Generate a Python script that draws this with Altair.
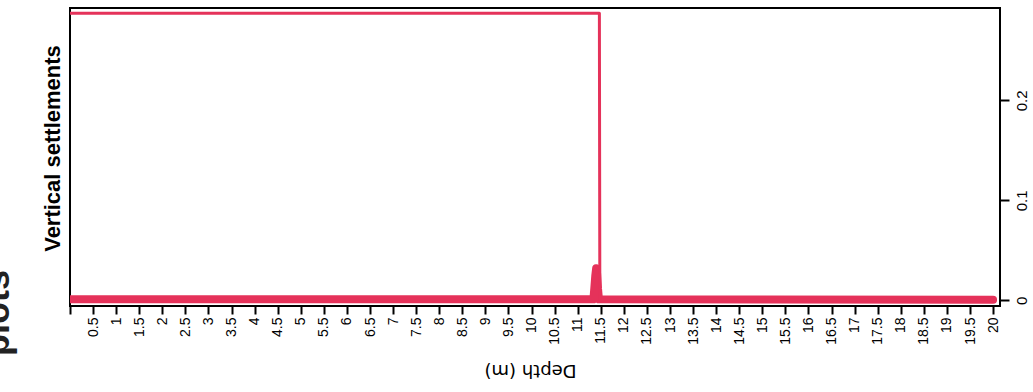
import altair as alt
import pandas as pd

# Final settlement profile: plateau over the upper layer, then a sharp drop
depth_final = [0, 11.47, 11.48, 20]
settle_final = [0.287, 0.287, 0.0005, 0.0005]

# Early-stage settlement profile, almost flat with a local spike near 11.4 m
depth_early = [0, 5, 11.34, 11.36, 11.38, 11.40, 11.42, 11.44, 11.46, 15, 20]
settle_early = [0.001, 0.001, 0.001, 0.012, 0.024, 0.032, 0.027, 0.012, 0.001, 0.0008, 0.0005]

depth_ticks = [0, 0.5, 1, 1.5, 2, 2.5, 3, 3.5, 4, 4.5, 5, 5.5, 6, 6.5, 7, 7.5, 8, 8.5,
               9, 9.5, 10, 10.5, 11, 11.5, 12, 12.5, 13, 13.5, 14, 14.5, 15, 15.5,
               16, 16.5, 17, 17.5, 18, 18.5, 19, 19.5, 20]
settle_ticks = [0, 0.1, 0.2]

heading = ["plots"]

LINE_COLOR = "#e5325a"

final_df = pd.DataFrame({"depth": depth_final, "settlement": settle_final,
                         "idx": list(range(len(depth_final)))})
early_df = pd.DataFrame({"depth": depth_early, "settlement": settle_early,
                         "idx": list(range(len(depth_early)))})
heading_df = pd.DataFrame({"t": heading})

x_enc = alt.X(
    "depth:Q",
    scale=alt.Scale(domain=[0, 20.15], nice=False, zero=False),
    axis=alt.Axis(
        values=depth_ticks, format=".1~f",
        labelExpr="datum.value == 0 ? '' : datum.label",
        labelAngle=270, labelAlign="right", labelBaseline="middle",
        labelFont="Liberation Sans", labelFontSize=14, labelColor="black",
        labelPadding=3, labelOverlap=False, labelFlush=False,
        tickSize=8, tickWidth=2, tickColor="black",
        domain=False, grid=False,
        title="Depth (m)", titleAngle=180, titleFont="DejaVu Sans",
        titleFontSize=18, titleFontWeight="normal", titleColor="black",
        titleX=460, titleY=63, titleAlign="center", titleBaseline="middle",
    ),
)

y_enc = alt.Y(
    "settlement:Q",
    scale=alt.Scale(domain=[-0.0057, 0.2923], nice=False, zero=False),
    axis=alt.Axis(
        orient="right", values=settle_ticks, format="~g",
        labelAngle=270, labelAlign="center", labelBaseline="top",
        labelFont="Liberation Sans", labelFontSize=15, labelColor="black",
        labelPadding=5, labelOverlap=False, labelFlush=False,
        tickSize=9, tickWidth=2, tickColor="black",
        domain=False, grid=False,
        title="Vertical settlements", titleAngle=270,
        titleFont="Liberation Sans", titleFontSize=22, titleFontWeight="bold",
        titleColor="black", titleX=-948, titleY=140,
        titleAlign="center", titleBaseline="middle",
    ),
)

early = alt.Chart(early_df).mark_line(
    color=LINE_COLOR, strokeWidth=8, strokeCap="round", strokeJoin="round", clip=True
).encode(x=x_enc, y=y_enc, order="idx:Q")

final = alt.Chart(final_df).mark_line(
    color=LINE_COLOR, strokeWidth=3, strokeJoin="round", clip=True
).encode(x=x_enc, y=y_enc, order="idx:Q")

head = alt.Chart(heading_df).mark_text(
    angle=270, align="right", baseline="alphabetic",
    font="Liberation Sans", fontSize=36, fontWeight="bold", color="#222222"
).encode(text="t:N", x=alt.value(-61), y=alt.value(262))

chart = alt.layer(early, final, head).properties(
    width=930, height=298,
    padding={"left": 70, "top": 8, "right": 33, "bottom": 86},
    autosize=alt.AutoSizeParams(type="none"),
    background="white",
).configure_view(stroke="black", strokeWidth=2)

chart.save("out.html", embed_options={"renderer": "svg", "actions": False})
- - - - -
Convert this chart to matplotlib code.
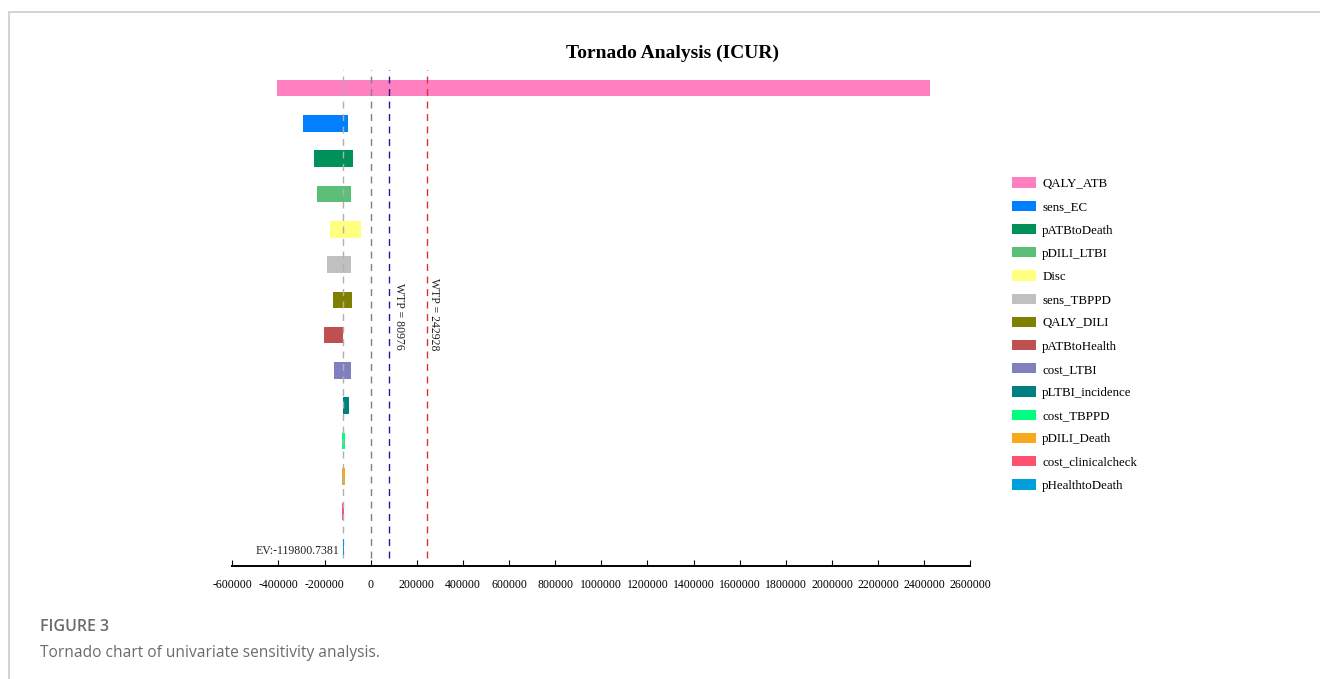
- - - - -
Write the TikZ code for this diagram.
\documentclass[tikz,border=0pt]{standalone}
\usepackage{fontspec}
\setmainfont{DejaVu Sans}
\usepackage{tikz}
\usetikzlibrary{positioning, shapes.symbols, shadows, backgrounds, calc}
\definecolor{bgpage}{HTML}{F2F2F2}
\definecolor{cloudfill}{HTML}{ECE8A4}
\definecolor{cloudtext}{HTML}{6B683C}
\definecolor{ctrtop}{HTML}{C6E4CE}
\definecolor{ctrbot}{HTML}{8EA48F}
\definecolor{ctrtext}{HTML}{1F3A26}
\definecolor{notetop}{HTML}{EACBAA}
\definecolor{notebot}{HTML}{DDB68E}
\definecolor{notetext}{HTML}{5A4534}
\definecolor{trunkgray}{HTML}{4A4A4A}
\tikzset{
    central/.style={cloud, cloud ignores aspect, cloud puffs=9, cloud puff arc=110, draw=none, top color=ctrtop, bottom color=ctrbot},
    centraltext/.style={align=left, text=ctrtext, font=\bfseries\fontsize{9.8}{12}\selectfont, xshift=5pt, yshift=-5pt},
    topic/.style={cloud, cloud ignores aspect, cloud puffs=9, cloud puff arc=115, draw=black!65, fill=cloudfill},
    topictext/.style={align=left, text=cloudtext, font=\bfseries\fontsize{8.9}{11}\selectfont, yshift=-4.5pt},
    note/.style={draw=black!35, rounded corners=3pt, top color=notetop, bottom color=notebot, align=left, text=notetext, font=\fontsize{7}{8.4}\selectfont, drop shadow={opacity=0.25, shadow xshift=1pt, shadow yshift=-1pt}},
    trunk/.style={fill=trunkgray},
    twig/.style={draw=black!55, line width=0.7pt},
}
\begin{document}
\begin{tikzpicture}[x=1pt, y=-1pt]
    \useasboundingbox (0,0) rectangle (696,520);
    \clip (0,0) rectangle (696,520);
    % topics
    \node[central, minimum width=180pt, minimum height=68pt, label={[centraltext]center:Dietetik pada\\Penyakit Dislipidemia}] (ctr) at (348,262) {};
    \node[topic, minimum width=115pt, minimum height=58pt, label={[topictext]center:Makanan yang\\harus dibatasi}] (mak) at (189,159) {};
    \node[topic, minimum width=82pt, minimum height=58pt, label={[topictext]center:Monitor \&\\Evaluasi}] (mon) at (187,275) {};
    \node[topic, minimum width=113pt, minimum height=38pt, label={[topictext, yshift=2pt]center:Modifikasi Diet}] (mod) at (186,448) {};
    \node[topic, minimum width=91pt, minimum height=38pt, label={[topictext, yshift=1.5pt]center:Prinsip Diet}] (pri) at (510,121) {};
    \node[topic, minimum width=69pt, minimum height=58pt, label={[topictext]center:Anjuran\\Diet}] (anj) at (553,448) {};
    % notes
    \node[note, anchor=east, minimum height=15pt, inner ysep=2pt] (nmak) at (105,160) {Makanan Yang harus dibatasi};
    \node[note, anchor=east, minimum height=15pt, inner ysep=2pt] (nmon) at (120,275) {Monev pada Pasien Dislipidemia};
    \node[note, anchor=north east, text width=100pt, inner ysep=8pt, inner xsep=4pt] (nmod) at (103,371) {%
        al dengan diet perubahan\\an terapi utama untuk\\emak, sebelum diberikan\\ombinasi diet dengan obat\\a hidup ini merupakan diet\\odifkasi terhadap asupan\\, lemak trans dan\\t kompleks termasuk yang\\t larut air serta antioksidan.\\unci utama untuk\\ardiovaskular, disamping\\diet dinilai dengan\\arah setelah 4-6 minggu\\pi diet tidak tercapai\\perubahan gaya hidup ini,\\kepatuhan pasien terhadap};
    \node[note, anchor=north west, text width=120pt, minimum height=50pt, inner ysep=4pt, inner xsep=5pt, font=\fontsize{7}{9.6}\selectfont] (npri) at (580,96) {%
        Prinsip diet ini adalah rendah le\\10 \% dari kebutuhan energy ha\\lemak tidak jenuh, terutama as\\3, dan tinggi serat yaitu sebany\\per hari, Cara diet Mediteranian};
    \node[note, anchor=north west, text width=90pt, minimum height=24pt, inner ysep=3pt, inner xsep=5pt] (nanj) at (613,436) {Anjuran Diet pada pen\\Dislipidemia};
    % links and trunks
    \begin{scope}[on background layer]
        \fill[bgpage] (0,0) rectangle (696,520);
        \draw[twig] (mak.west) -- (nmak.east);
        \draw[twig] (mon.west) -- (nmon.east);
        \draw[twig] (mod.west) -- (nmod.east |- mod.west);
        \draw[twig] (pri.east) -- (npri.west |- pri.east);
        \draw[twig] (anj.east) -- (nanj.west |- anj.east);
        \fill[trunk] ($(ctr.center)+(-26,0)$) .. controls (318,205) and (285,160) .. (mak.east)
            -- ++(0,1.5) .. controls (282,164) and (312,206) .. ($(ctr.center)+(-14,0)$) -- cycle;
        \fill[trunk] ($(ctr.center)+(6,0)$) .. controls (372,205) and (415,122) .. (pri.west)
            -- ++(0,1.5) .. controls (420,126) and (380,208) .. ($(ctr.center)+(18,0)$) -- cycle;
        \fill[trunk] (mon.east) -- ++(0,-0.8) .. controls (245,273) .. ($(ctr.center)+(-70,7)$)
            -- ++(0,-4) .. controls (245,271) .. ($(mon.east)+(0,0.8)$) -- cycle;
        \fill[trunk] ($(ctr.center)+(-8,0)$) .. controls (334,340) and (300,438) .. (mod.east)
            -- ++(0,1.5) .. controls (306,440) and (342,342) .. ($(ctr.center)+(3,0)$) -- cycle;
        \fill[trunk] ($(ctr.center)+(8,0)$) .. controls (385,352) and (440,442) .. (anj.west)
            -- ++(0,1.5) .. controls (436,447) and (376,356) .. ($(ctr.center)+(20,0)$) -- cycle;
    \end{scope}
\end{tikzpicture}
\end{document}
- - - - -
_Task prompt_
Extract, from the material above, each line holding the word "with".

_Task result_
Generate a Python script that draws this with Altair.
# Early-stage settlement profile, almost flat with a local spike near 11.4 m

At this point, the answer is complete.